Upstream changes:
Release 0.3
Bug fix release.
* Upgrade to recent Debian scripts (error handlers).
* Improve the table rendering by adding a table-width Processing Instruction.
* Add the parameters:
- default.table.width.
- biblioentry.numbered.
* A number of bug fixes.
Release 0.2.12
Bug fix release.
* Add basic biblioref support. Its specific attributes are not handled yet.
* Allow the appendices to be followed by other sections.
* Add the ability to convert on the fly SVG figures to PDF through inskscape:
apply patch #2821475 from David Necas.
* Improve the ability to format in bold or italic the elements embedded in
programlistings or screens.
* Add the parameters:
- index.tocdepth.
- index.numbered.
- bibliography.tocdepth.
- bibliography.numbered.
- xref.hypermarkup.
* A number of bug fixes.
Release 0.2.11
Release containing some new features.
* Improve the set support: dblatex can build all the PDF files (one per book)
and the xr-hyper package is used to make cross-references between books.
* Improve the XeTeX font switch macros (still experimental).

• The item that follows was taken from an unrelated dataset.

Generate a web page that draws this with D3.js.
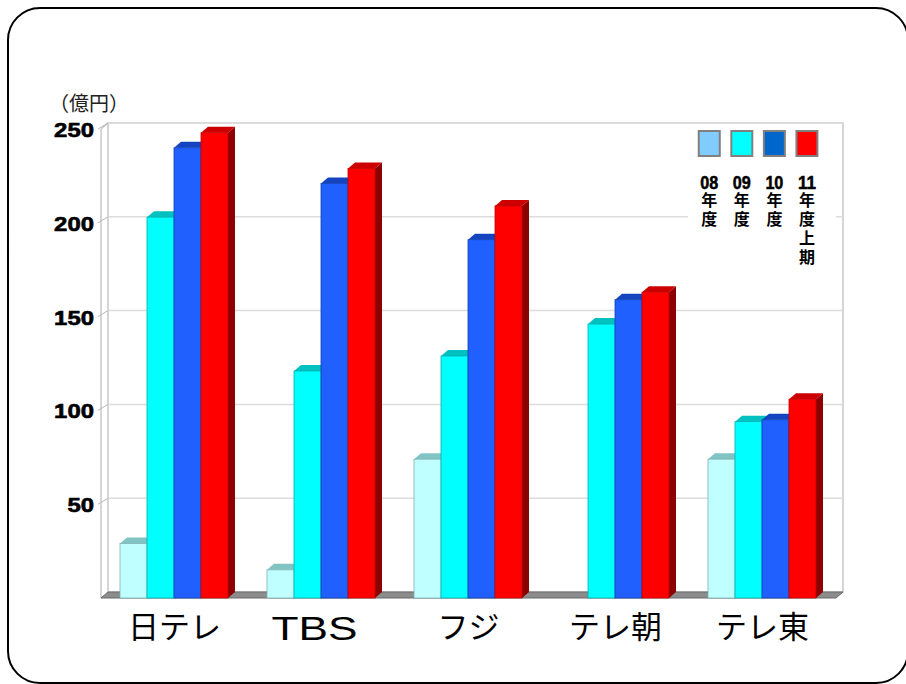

* Add some hook to external error handlers.
* Change the verbatim implementation in order to be able to easily add new
elements embeddable in programlistings.
* Add the parameters:
- glossary.tocdepth.
- glossary.numbered.
- refclass.suppress.
- use.id.as.filename.
* Fix some bugs.
Adds lots of HTML documentation and more xetex support.
I tested this with a few documents, plus it fixes at
least one bug I had when using custom style configurations.
From the announcement, the detailed changes are:
- Fix Debian bug #525692: remove babel shorthand for russian
- Fix Debian bug #514932: apply XSLT options when building listing
(thanks to W. Borgert's patch).
- Fix Debian bug #499500: apply the A. Hoenen patch
- Fix bug #2412650: make curly braces more robust in <indexterm>s.
- Fix bug #2393435: handle <table> @pgwide for two column mode.
- Fix bug #2381306: make <ulink>s more robust in <term>
- Fix bug #2058771: use \ensuremath{} to make equations robust.
- Fix bug #1987025: use @xml:id when provided to make labels.
- Fix bug #1975259: apply general title template to handle escaped chars
in qandaset titles.
- Fix bug in handling @xreflabel in <xref>
- Fix annotation bug: add a correct font setup to each annotation tex file
- Fix some character translations: backtick (`), degree symbol
- Fix SGML to XML conversion through osx
- Use Info/title to render qansaset headings
- Use \ensuremath{} to make latin1 from UTF8 conversion more robust
- Add the parameters:
* doc.layout: configure the overall document layout
(deciding if it contains a coverpage, a toc, a frontmatter etc.)
* variablelist.term.separator,
* refentry.generate.name,
* ulink.show (mechanism extended with @xrefstyle),
* ulink.footnotes.
- Remove useless parameters (rely on localized gentext instead):
* refnamediv.title,
* refsynopsis.title,
- Move the 'qandaset.defaultlabel' parameter to 'qanda.defaultlabel' in
order to be common with the DocBook Project XSL parameter.
- By default, a document subset (i.e. no <article> or <book> root element
is no more wrapped with an <article>. No more unexpected cover page and
front matter.
- Allow a tex equation in <alt> without latex math mode delimiters in both
<equation> and <inlineequation>.
- Add texmath PI in <alt> in order to avoid automatic math mode wrapping
- Make XeTeX support more mature (but still experimental).
- Change the documentation structure.
Dblatex started as a DB2LaTeX clone, but since then many things
have changed and new features have been added or (hopefully)
improved. Now, the portion of shared code is small if any, and the
dblatex purpose is different from DB2LaTeX on these points:
* The project is end-user oriented, that is, it tries to hide as
much as possible the latex compiling stuff by providing a single
clean script to produce directly DVI, PostScript and PDF output.
* The actual output rendering is done not only by the XSL stylesheets
transformation, but also by a dedicated LaTeX package. The goal is
to allow a deep LaTeX customisation without changing the XSL
stylesheets.
* Post-processing is done by Python, to make publication faster,
convert the images if needed, and do the whole compilation.